The U.S. Supreme Court said late Dec. 22 that it will hear the legal challenges to the Biden administration's vaccine mandate for businesses with at least 100 employees and health care facilities.
The court scheduled oral arguments for Jan. 7. Until then, the court said, it will postpone any consideration of requests that it stay these mandates.
Business organizations, associations, religious groups and 27 states had called on the high court to stop the administration from mandating a coronavirus vaccine or, in lieu of a vaccine, COVID-19 testing for large employers.
Their objections came after the U.S. Court of Appeals for the 6th Circuit, based in Cincinnati, reinstated the vaccine mandate for employers Dec. 17.
Groups and states against the mandate filed appeals to Justice Brett Kavanaugh, whose jurisdiction covers Ohio.
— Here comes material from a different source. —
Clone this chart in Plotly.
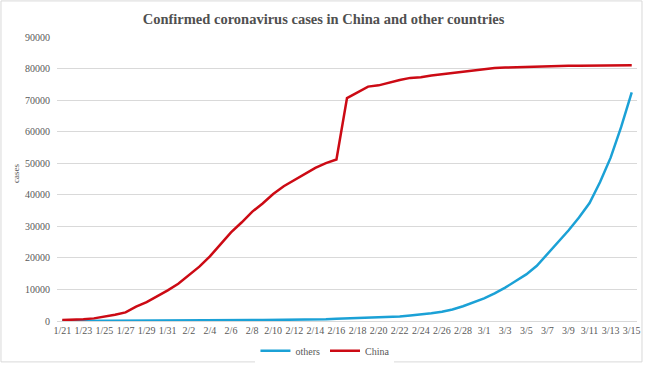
import plotly.graph_objects as go

dates = (["1/%d" % d for d in range(21, 32)] +
         ["2/%d" % d for d in range(1, 30)] +
         ["3/%d" % d for d in range(1, 16)])

china = [278, 309, 571, 830, 1297, 1985, 2741, 4537, 5997, 7736, 9720,
         11821, 14411, 17238, 20471, 24363, 28060, 31211, 34598, 37251, 40235,
         42708, 44730, 46550, 48548, 50054, 51174, 70635, 72528, 74280, 74675,
         75569, 76392, 77042, 77262, 77780, 78191, 78630, 78961, 79394,
         79968, 80174, 80304, 80422, 80565, 80711, 80813, 80859, 80904, 80924,
         80955, 80981, 80991, 81021, 81048]

others = [4, 5, 10, 16, 23, 29, 37, 56, 68, 82, 106,
          132, 146, 153, 159, 191, 216, 270, 288, 307, 319,
          393, 441, 447, 505, 526, 683, 794, 804, 924, 1073,
          1200, 1402, 1769, 2069, 2459, 2918, 3664, 4691, 6009,
          7169, 8774, 10566, 12668, 14768, 17481, 21110, 24727, 28674, 32778,
          37364, 44067, 51767, 61518, 72469]

tick_labels = dates[::2]
y_ticks = list(range(0, 90001, 10000))

serif = "Liberation Serif, Times New Roman, serif"
grey = "#595959"

fig = go.Figure()
fig.add_trace(go.Scatter(x=dates, y=others, mode="lines", name="others",
                         line=dict(color="#1BA1D6", width=2.5)))
fig.add_trace(go.Scatter(x=dates, y=china, mode="lines", name="China",
                         line=dict(color="#CC0A14", width=2.5)))

fig.update_layout(
    width=647, height=366,
    margin=dict(l=57, r=10, t=37, b=45, autoexpand=False),
    paper_bgcolor="white", plot_bgcolor="white",
    title=dict(text="<b>Confirmed coronavirus cases in China and other countries</b>",
               x=0.5, xanchor="center", xref="container", y=0.948, yanchor="middle",
               font=dict(family=serif, size=14.5, color="#505050")),
    font=dict(family=serif, size=10, color=grey),
    showlegend=True,
    legend=dict(orientation="h", x=0.462, xanchor="center", y=-0.105, yanchor="middle",
                font=dict(family=serif, size=10, color=grey),
                itemwidth=30, tracegroupgap=0),
    xaxis=dict(type="category", categoryorder="array", categoryarray=dates,
               range=[-0.5, len(dates) - 0.5], automargin=False,
               tickmode="array", tickvals=tick_labels, ticktext=tick_labels,
               tickangle=0, showgrid=False, showline=True, linecolor="#D9D9D9",
               linewidth=1, ticks="", tickfont=dict(family=serif, size=10, color=grey)),
    yaxis=dict(range=[0, 90000], tickmode="array", tickvals=y_ticks,
               ticktext=[str(v) for v in y_ticks], automargin=False,
               showgrid=True, gridcolor="#D9D9D9", gridwidth=1,
               zeroline=False, showline=False, ticks="", ticklabelstandoff=6,
               tickfont=dict(family=serif, size=10, color=grey)),
    annotations=[dict(text="cases", xref="paper", yref="paper",
                      x=-0.0707, y=0.521, textangle=-90, showarrow=False,
                      xanchor="center", yanchor="middle",
                      font=dict(family=serif, size=9, color=grey))],
    shapes=[dict(type="rect", xref="paper", yref="paper",
                 x0=-0.0966, x1=1.0086, y0=-0.144, y1=1.127,
                 line=dict(color="#D9D9D9", width=1), layer="below")],
)

fig.write_html("out.html", config={"displayModeBar": False},
               post_script="document.body.style.margin='0';document.body.style.padding='0';")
Kavanaugh can ask the Supreme Court to consider these requests.
The three religious groups that filed a joint 179-page brief requesting a stay on the mandate are: American Family Association, a Christian activist organization; Answers in Genesis, a Christian apologetics ministry; and Daystar Television Network, an evangelical Christian network.
The groups said the mandate violated their First Amendment rights because it did not provide religious exemptions or accommodations. They also said it went against their "sacred rights of belief and conscience."
Kavanaugh asked the Biden administration to respond to the mandate challengers by Dec. 30.
In November, a three-judge panel on the 5th U.S. Circuit Court of Appeals, based in New Orleans, had put a stop to the vaccine mandate developed by the Occupational Safety and Health Administration for large businesses.
In December, amid a growing number of COVID-19 cases with the highly contagious omicron variant, the 6th Circuit heard a consolidated appeal of cases -- transferred to it from the 5th Circuit in November. The 6th Circuit then overruled the 5th Circuit's decision and described COVID-19 vaccines "an important step in curtailing the transmission of a deadly virus that has killed over 800,000 people in the United States."
OSHA has now said it will begin issuing citations Jan. 10 to companies that do not comply with the mandate.
Kavanaugh, along with Justice Samuel Alito, also received an emergency request from the Biden administration asking it to lift lower court rulings blocking the vaccine mandate for workers at health care facilities that receive Medicare and Medicaid funding. The justices have asked for responses in this case also by Dec. 30.
On Dec. 13, the Supreme Court turned down emergency requests from New York health care workers seeking a religious exemption from the state's COVID-19 vaccine mandate for its health care employees.
The workers brought their case to the nation's high court after the U.S. Court of Appeals for the 2nd Circuit refused to stop the vaccine mandate in the fall. The groups said the "punitive treatment of religious objectors" violates the free exercise clause of the Constitution.
In October, the Supreme Court denied a similar appeal from health care workers in Maine seeking a religious exemption from the state's vaccination requirements for its health care workers, which lower courts had rejected.
The Supreme Court has turned away other challenges seeking emergency relief from COVID-19 vaccine mandates including a challenge by students from Indiana University and from public school employees in New York City. Both of these mandates had religious exemptions.
After the court scheduled oral arguments Jan. 7 in challenges to the administration's vaccine mandates, White House press secretary Jen Psaki said in a statement: "We are confident in the legal authority for both policies" and the Justice Department "will vigorously defend both at the Supreme Court."
Opponents of the mandates said only Congress has the authority to put the requirements in place.